Social - Loi Prostitution : les collectivités associées à la réinsertion des personnes prostituées
Si les débats se sont surtout focalisés sur la pénalisation des clients - à travers le chapitre V consacré à l'"interdiction de l'achat d'un acte sexuel" -, la loi du 13 avril 2016 visant à renforcer la lutte contre le système prostitutionnel et à accompagner les personnes prostituées comporte aussi des dispositions importantes sur la réinsertion des personnes concernées. Deux chapitres sont ainsi consacrés à cet aspect, traitant respectivement de la "protection des victimes de la prostitution et [la] création d'un parcours de sortie de la prostitution et d'insertion sociale et professionnelle" et de la "prévention et [l']accompagnement vers les soins des personnes prostituées pour une prise en charge globale".
Une commission pour le suivi du parcours d'insertion
Ces nouveaux dispositifs sont très clairement de la compétence de l'Etat.
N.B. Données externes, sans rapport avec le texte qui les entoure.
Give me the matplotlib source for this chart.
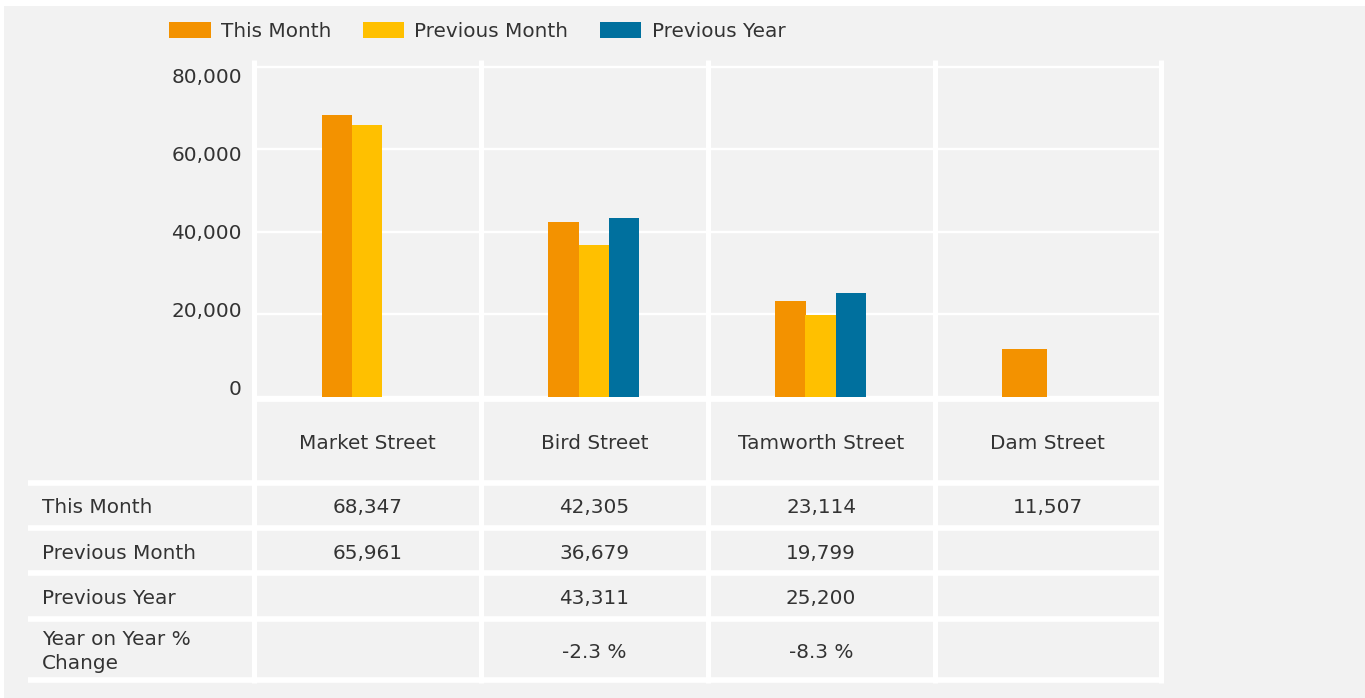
import matplotlib
matplotlib.use("Agg")
import matplotlib.pyplot as plt
from matplotlib.patches import Rectangle
from matplotlib.transforms import blended_transform_factory
import numpy as np

# ---------------- data ----------------
categories = ["Market Street", "Bird Street", "Tamworth Street", "Dam Street"]
series_names = ["This Month", "Previous Month", "Previous Year"]
this_month = [68347, 42305, 23114, 11507]
previous_month = [65961, 36679, 19799, None]
previous_year = [None, 43311, 25200, None]
yoy_change = [None, -2.3, -8.3, None]
y_ticks = [0, 20000, 40000, 60000, 80000]
row_labels = ["This Month", "Previous Month", "Previous Year", "Year on Year %\nChange"]

colors = ["#F39200", "#FFC000", "#00709E"]
BG = "#F2F2F2"
TXT = "#333333"
FS = 14.4

W, H = 1365, 698
fig = plt.figure(figsize=(W / 100, H / 100), dpi=100, facecolor="white")

# background / layout axes in pixel coordinates
bg = fig.add_axes([0, 0, 1, 1], zorder=0)
bg.set_xlim(0, W)
bg.set_ylim(H, 0)
bg.axis("off")
bg.add_patch(Rectangle((4, 6), W - 4, H - 6, color=BG, lw=0))

# chart axes
x_left, x_right = 254.1, 1161.3
y_zero, y_top_line, y_axes_top = 396.5, 67.0, 60.0
units_per_px = 80000 / (y_zero - y_top_line)
ax = fig.add_axes([x_left / W, (H - y_zero) / H, (x_right - x_left) / W, (y_zero - y_axes_top) / H], zorder=1)
ax.set_facecolor("none")
ax.set_xlim(-0.5, len(categories) - 0.5)
ax.set_ylim(0, (y_zero - y_axes_top) * units_per_px)
for s in ax.spines.values():
    s.set_visible(False)
ax.set_yticks(y_ticks)
ax.set_xticks([])
ax.tick_params(axis="y", length=0, labelleft=False)
ax.grid(axis="y", color="white", lw=1.7)
ax.set_axisbelow(True)

# bars
px_per_cat = (x_right - x_left) / len(categories)
bw = 30.3 / px_per_cat
offsets = [-30.7 / px_per_cat, -0.5 / px_per_cat, 29.9 / px_per_cat]
all_series = [this_month, previous_month, previous_year]
x = np.arange(len(categories))
for si, (vals, col) in enumerate(zip(all_series, colors)):
    for ci, v in enumerate(vals):
        if v is None:
            continue
        n_present = sum(s[ci] is not None for s in all_series)
        if n_present == 1:
            ax.bar(x[ci] - 23.2 / px_per_cat, v, width=45 / px_per_cat, color=col, lw=0, zorder=3)
        else:
            ax.bar(x[ci] + offsets[si], v, width=bw, color=col, lw=0, zorder=3)

# y tick labels (evenly spaced, slightly inset from gridlines as in reference)
tr_lab = blended_transform_factory(bg.transData, bg.transData)
for v in y_ticks:
    yc = 388 - (v / 80000) * 312
    bg.text(242, yc + 7.3, f"{v:,}", ha="right", va="baseline", fontsize=FS, color=TXT)

# white separators and table lines
tr_cat = blended_transform_factory(ax.transData, bg.transData)
for b in np.arange(-0.5, len(categories), 1.0):
    bg.plot([b, b], [60, 682.7], transform=tr_cat, color="white", lw=5 * 0.72,
            solid_capstyle="butt", zorder=2)
bg.plot([251.7, 1164], [399.2, 399.2], color="white", lw=5.8 * 0.72, solid_capstyle="butt", zorder=2)
for yl in [482.7, 528.0, 573.3, 619.0, 679.7]:
    bg.plot([28, 1164], [yl, yl], color="white", lw=5.6 * 0.72, solid_capstyle="butt", zorder=2)

# header row
for ci, c in enumerate(categories):
    bg.text(ci, 449.3, c, transform=tr_cat, ha="center", va="baseline", fontsize=FS, color=TXT)

# table rows
row_base = [513.3, 559.0, 604.3, 657.5]
label_base = [[513.3], [559.0], [604.3], [645.0, 669.0]]
for ri, lab in enumerate(row_labels):
    for li, part in enumerate(lab.split("\n")):
        bg.text(42, label_base[ri][li], part, ha="left", va="baseline", fontsize=FS, color=TXT)

def fmt_num(v):
    return "" if v is None else f"{v:,}"

def fmt_pct(v):
    return "" if v is None else f"{v:.1f} %"

table_rows = [
    [fmt_num(v) for v in this_month],
    [fmt_num(v) for v in previous_month],
    [fmt_num(v) for v in previous_year],
    [fmt_pct(v) for v in yoy_change],
]
for ri, row in enumerate(table_rows):
    for ci, t in enumerate(row):
        if t:
            bg.text(ci, row_base[ri], t, transform=tr_cat, ha="center", va="baseline",
                    fontsize=FS, color=TXT)

# legend
leg_x = [169.3, 363.0, 600.0]
for name, col, lx in zip(series_names, colors, leg_x):
    bg.add_patch(Rectangle((lx, 21.7), 41.3, 16.6, color=col, lw=0, zorder=3))
    bg.text(lx + 51.5, 36.7, name, ha="left", va="baseline", fontsize=FS, color=TXT, zorder=3)

fig.savefig("out.png", dpi=100, facecolor="white")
L'article 5 de la loi (article L.121-9 du code de l'action sociale et des familles) précise ainsi : "Dans chaque département, l'Etat assure la protection des personnes victimes de la prostitution, du proxénétisme ou de la traite des êtres humains et leur fournit l'assistance dont elles ont besoin, notamment en leur procurant un placement dans un des établissements mentionnés à l'article L.345-1."
Cette mission régalienne n'empêche toutefois pas la mise en place d'un partenariat avec les autres acteurs de l'action sociale locale. Le même article prévoit en effet qu'"une instance chargée d'organiser et de coordonner l'action en faveur des victimes de la prostitution, du proxénétisme et de la traite des êtres humains est créée dans chaque département. Elle met en œuvre le présent article. Elle est présidée par le représentant de l'Etat dans le département. Elle est composée de représentants de l'Etat, notamment des services de police et de gendarmerie, de représentants des collectivités territoriales, d'un magistrat, de professionnels de santé et de représentants d'associations".
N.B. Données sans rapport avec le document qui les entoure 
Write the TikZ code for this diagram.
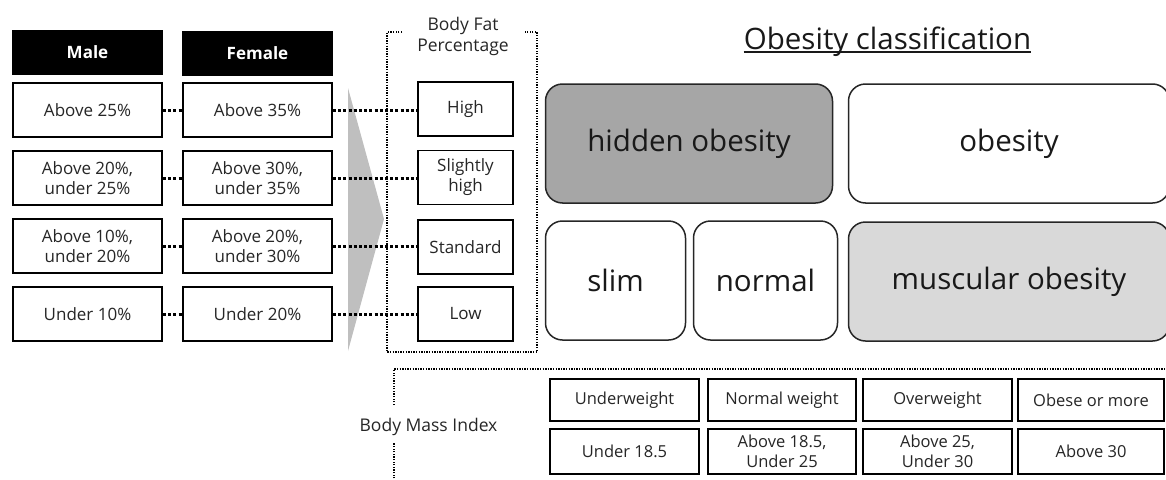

Les proxénètes mis à contribution
La loi prévoit notamment qu'un parcours de sortie de la prostitution et d'insertion sociale et professionnelle est proposé à toute personne victime de la prostitution, du proxénétisme et de la traite des êtres humains aux fins d'exploitation sexuelle. Ce plan est élaboré et mis en œuvre avec l'accord de la personne concernée. L'engagement dans ce parcours de sortie de la prostitution est décidé par le préfet, après avis de l'instance évoquée plus haut.
Cette instance est également chargée de suivre le parcours de sortie de la prostitution et d'insertion sociale et professionnelle. Elle veille à garantir la sécurité de la personne accompagnée et son accès aux droits. Elle s'assure aussi du respect de ses engagements par la personne accompagnée. Au quotidien, l'accompagnement des personnes en réinsertion est assuré par des associations spécialisées et agréées.
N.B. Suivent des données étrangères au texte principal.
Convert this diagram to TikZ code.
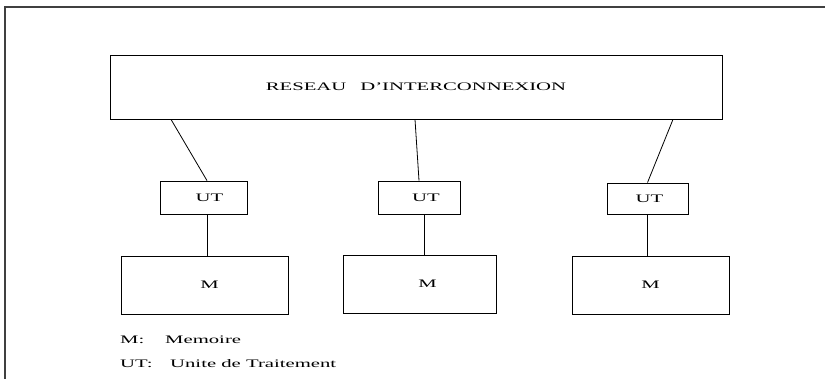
\documentclass[tikz,border=0pt]{standalone}
\usepackage{fontspec}
\setmainfont{Liberation Serif}[FakeStretch=1.8]
\usetikzlibrary{calc}

\begin{document}
\begin{tikzpicture}[x=1pt,y=-1pt,
  bloc/.style={draw,line width=0.8pt,inner sep=0pt,font=\fontsize{11.5}{13}\selectfont},
  lien/.style={line width=0.8pt},
  legende/.style={anchor=west,inner sep=0pt,font=\fontsize{11.5}{13}\selectfont}]
\clip (0,0) rectangle (825,379);
\draw[line width=1.5pt,black!75] (5,7) rectangle (840,395);
% reseau
\node[bloc,minimum width=612pt,minimum height=64pt] (reseau) at (416,87) {RESEAU\hspace{14pt}D'INTERCONNEXION};
% unites de traitement
\node[bloc,minimum width=87pt,minimum height=33pt] (ut1) at (203.5,197.5) {\hspace{12pt}UT};
\node[bloc,minimum width=82pt,minimum height=33pt] (ut2) at (419,197.5) {\hspace{14pt}UT};
\node[bloc,minimum width=81pt,minimum height=31pt] (ut3) at (647.5,198.5) {\hspace{4pt}UT};
% memoires
\node[bloc,minimum width=167pt,minimum height=58pt] (m1) at (204.5,285) {\hspace{10pt}M};
\node[bloc,minimum width=153pt,minimum height=58pt] (m2) at (419.5,284) {\hspace{16pt}M};
\node[bloc,minimum width=157pt,minimum height=58pt] (m3) at (650.5,285) {M};
% liens
\draw[lien] ([xshift=-245pt]reseau.south) -- ([xshift=3.5pt]ut1.north);
\draw[lien] ([xshift=-1pt]reseau.south) -- (ut2.north);
\draw[lien] ([xshift=257pt]reseau.south) -- (ut3.north);
\draw[lien] ([xshift=3.5pt]ut1.south) -- ([xshift=3.5pt]ut1.south |- m1.north);
\draw[lien] ([xshift=5pt]ut2.south) -- ([xshift=5pt]ut2.south |- m2.north);
\draw[lien] (ut3.south) -- (ut3.south |- m3.north);
% legende
\node[legende] (lm) at (120,340) {M:};
\node[legende] (lmem) at (165,340) {Memoire};
\node[legende] (lut) at (120,364) {UT:};
\node[legende] (ltrait) at (170,364) {Unite de Traitement};
\end{tikzpicture}
\end{document}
Les différentes aides mobilisées à ce titre sont à la charge de l'Etat. Elles sont financées par les crédits du fonds pour la prévention de la prostitution et l'accompagnement social et professionnel des personnes prostituées, créé par la loi du 13 avril 2016. Les ressources de ce fonds sont de deux types. D'une part, des crédits de l'Etat affectés à ces actions et dont le montant est fixé par la loi de finances. D'autre part, les recettes provenant de la confiscation des biens et produits prévue au 1° de l'article 225-24 du Code pénal (dont les biens saisis aux proxénètes).
A noter : pour les personnes prostituées de nationalité étrangère, la loi instaure différents dispositifs spécifiques, notamment en termes d'autorisation de séjour.
Jean-Noël Escudié / PCA
Références : loi 2016-444 du 13 avril 2016 visant à renforcer la lutte contre le système prostitutionnel et à accompagner les personnes prostituées (Journal officiel du 14 avril 2016).